_DATA LINES_:
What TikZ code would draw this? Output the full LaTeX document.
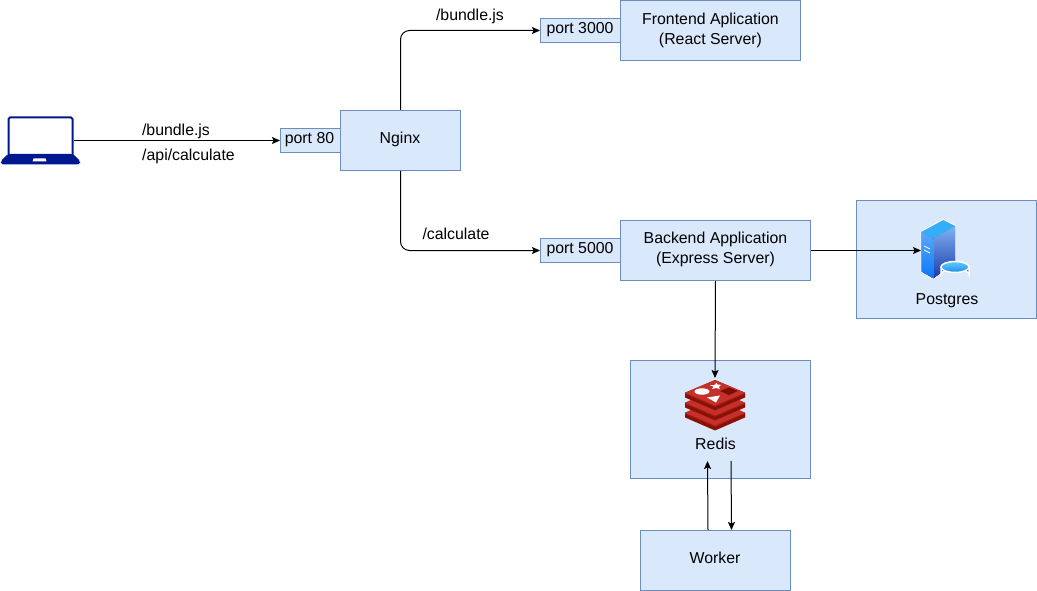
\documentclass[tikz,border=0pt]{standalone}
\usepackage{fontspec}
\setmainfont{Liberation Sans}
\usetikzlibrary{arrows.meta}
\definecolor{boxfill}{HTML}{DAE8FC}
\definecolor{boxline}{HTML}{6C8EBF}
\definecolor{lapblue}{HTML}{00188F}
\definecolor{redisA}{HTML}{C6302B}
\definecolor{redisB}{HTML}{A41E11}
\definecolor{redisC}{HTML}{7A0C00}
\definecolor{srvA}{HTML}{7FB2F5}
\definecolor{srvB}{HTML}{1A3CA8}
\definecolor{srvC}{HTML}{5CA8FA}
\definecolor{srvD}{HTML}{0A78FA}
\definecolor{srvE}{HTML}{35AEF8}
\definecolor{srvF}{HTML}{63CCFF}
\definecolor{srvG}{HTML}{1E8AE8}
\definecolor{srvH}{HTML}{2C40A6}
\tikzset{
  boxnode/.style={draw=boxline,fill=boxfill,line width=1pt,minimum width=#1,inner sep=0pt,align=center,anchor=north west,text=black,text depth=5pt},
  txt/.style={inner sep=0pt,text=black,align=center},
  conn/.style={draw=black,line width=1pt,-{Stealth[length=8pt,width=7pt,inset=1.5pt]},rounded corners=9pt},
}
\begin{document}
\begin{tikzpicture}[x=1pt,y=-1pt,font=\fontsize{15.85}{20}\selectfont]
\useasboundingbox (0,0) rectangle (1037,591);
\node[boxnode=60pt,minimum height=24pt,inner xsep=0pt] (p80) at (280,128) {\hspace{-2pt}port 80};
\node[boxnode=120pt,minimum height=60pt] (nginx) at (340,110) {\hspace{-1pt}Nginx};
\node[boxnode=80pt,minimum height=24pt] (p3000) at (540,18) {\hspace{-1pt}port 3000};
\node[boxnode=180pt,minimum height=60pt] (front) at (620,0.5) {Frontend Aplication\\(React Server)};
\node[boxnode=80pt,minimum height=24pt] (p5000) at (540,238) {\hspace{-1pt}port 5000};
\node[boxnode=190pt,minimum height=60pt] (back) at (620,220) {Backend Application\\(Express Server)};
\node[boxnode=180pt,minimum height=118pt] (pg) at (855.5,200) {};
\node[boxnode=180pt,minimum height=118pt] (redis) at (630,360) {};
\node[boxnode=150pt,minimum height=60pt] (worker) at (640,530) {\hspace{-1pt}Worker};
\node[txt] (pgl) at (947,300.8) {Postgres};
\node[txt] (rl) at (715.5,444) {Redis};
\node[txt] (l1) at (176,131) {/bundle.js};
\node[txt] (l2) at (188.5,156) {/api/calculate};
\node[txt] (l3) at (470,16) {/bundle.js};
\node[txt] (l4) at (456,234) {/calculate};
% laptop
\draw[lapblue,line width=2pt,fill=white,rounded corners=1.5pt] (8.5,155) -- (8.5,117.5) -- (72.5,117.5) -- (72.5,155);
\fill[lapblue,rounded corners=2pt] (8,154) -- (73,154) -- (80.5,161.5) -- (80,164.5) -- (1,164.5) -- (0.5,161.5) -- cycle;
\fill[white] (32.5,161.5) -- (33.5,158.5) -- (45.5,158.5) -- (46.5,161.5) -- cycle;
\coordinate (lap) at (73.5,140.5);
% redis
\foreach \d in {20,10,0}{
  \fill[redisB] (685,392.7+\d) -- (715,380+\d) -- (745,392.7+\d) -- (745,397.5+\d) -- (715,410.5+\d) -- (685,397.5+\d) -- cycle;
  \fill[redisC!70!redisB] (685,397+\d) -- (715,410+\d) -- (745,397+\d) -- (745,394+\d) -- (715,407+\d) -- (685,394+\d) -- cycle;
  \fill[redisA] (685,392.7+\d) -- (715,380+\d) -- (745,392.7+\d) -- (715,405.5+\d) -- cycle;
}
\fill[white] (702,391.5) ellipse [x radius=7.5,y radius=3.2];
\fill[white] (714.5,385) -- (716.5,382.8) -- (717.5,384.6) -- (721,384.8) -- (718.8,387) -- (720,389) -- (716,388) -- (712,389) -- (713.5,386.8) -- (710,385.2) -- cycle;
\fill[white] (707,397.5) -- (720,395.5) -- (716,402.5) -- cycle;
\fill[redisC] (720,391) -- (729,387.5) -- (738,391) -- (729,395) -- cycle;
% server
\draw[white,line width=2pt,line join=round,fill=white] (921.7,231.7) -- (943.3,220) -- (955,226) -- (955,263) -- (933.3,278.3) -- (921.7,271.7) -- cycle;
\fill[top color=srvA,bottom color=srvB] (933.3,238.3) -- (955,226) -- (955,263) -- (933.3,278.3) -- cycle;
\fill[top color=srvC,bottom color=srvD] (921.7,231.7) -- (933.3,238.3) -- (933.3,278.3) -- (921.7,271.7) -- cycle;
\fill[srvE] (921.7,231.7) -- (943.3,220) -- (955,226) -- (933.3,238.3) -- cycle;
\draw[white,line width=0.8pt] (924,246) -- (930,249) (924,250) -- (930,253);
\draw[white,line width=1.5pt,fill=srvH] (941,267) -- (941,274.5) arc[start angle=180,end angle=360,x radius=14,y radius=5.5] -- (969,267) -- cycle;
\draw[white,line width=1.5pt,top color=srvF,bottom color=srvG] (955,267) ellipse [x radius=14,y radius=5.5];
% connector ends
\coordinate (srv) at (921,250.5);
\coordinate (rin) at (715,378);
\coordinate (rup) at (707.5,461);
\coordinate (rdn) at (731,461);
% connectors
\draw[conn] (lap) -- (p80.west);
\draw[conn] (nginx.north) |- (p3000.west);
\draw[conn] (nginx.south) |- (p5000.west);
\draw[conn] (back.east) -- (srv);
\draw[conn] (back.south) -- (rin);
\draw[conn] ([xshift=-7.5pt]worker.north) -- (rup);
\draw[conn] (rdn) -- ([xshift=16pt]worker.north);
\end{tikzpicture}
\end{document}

_WORK REQUIRED_: Reproduce the full material exactly, excluding the pictures.

_TASK RESPONSE_:
What TikZ code would draw this? Output the full LaTeX document.
\documentclass[tikz,border=0pt]{standalone}
\usepackage{fontspec}
\setmainfont{Liberation Sans}
\usetikzlibrary{arrows.meta}
\definecolor{boxfill}{HTML}{DAE8FC}
\definecolor{boxline}{HTML}{6C8EBF}
\definecolor{lapblue}{HTML}{00188F}
\definecolor{redisA}{HTML}{C6302B}
\definecolor{redisB}{HTML}{A41E11}
\definecolor{redisC}{HTML}{7A0C00}
\definecolor{srvA}{HTML}{7FB2F5}
\definecolor{srvB}{HTML}{1A3CA8}
\definecolor{srvC}{HTML}{5CA8FA}
\definecolor{srvD}{HTML}{0A78FA}
\definecolor{srvE}{HTML}{35AEF8}
\definecolor{srvF}{HTML}{63CCFF}
\definecolor{srvG}{HTML}{1E8AE8}
\definecolor{srvH}{HTML}{2C40A6}
\tikzset{
  boxnode/.style={draw=boxline,fill=boxfill,line width=1pt,minimum width=#1,inner sep=0pt,align=center,anchor=north west,text=black,text depth=5pt},
  txt/.style={inner sep=0pt,text=black,align=center},
  conn/.style={draw=black,line width=1pt,-{Stealth[length=8pt,width=7pt,inset=1.5pt]},rounded corners=9pt},
}
\begin{document}
\begin{tikzpicture}[x=1pt,y=-1pt,font=\fontsize{15.85}{20}\selectfont]
\useasboundingbox (0,0) rectangle (1037,591);
\node[boxnode=60pt,minimum height=24pt,inner xsep=0pt] (p80) at (280,128) {\hspace{-2pt}port 80};
\node[boxnode=120pt,minimum height=60pt] (nginx) at (340,110) {\hspace{-1pt}Nginx};
\node[boxnode=80pt,minimum height=24pt] (p3000) at (540,18) {\hspace{-1pt}port 3000};
\node[boxnode=180pt,minimum height=60pt] (front) at (620,0.5) {Frontend Aplication\\(React Server)};
\node[boxnode=80pt,minimum height=24pt] (p5000) at (540,238) {\hspace{-1pt}port 5000};
\node[boxnode=190pt,minimum height=60pt] (back) at (620,220) {Backend Application\\(Express Server)};
\node[boxnode=180pt,minimum height=118pt] (pg) at (855.5,200) {};
\node[boxnode=180pt,minimum height=118pt] (redis) at (630,360) {};
\node[boxnode=150pt,minimum height=60pt] (worker) at (640,530) {\hspace{-1pt}Worker};
\node[txt] (pgl) at (947,300.8) {Postgres};
\node[txt] (rl) at (715.5,444) {Redis};
\node[txt] (l1) at (176,131) {/bundle.js};
\node[txt] (l2) at (188.5,156) {/api/calculate};
\node[txt] (l3) at (470,16) {/bundle.js};
\node[txt] (l4) at (456,234) {/calculate};
% laptop
\draw[lapblue,line width=2pt,fill=white,rounded corners=1.5pt] (8.5,155) -- (8.5,117.5) -- (72.5,117.5) -- (72.5,155);
\fill[lapblue,rounded corners=2pt] (8,154) -- (73,154) -- (80.5,161.5) -- (80,164.5) -- (1,164.5) -- (0.5,161.5) -- cycle;
\fill[white] (32.5,161.5) -- (33.5,158.5) -- (45.5,158.5) -- (46.5,161.5) -- cycle;
\coordinate (lap) at (73.5,140.5);
% redis
\foreach \d in {20,10,0}{
  \fill[redisB] (685,392.7+\d) -- (715,380+\d) -- (745,392.7+\d) -- (745,397.5+\d) -- (715,410.5+\d) -- (685,397.5+\d) -- cycle;
  \fill[redisC!70!redisB] (685,397+\d) -- (715,410+\d) -- (745,397+\d) -- (745,394+\d) -- (715,407+\d) -- (685,394+\d) -- cycle;
  \fill[redisA] (685,392.7+\d) -- (715,380+\d) -- (745,392.7+\d) -- (715,405.5+\d) -- cycle;
}
\fill[white] (702,391.5) ellipse [x radius=7.5,y radius=3.2];
\fill[white] (714.5,385) -- (716.5,382.8) -- (717.5,384.6) -- (721,384.8) -- (718.8,387) -- (720,389) -- (716,388) -- (712,389) -- (713.5,386.8) -- (710,385.2) -- cycle;
\fill[white] (707,397.5) -- (720,395.5) -- (716,402.5) -- cycle;
\fill[redisC] (720,391) -- (729,387.5) -- (738,391) -- (729,395) -- cycle;
% server
\draw[white,line width=2pt,line join=round,fill=white] (921.7,231.7) -- (943.3,220) -- (955,226) -- (955,263) -- (933.3,278.3) -- (921.7,271.7) -- cycle;
\fill[top color=srvA,bottom color=srvB] (933.3,238.3) -- (955,226) -- (955,263) -- (933.3,278.3) -- cycle;
\fill[top color=srvC,bottom color=srvD] (921.7,231.7) -- (933.3,238.3) -- (933.3,278.3) -- (921.7,271.7) -- cycle;
\fill[srvE] (921.7,231.7) -- (943.3,220) -- (955,226) -- (933.3,238.3) -- cycle;
\draw[white,line width=0.8pt] (924,246) -- (930,249) (924,250) -- (930,253);
\draw[white,line width=1.5pt,fill=srvH] (941,267) -- (941,274.5) arc[start angle=180,end angle=360,x radius=14,y radius=5.5] -- (969,267) -- cycle;
\draw[white,line width=1.5pt,top color=srvF,bottom color=srvG] (955,267) ellipse [x radius=14,y radius=5.5];
% connector ends
\coordinate (srv) at (921,250.5);
\coordinate (rin) at (715,378);
\coordinate (rup) at (707.5,461);
\coordinate (rdn) at (731,461);
% connectors
\draw[conn] (lap) -- (p80.west);
\draw[conn] (nginx.north) |- (p3000.west);
\draw[conn] (nginx.south) |- (p5000.west);
\draw[conn] (back.east) -- (srv);
\draw[conn] (back.south) -- (rin);
\draw[conn] ([xshift=-7.5pt]worker.north) -- (rup);
\draw[conn] (rdn) -- ([xshift=16pt]worker.north);
\end{tikzpicture}
\end{document}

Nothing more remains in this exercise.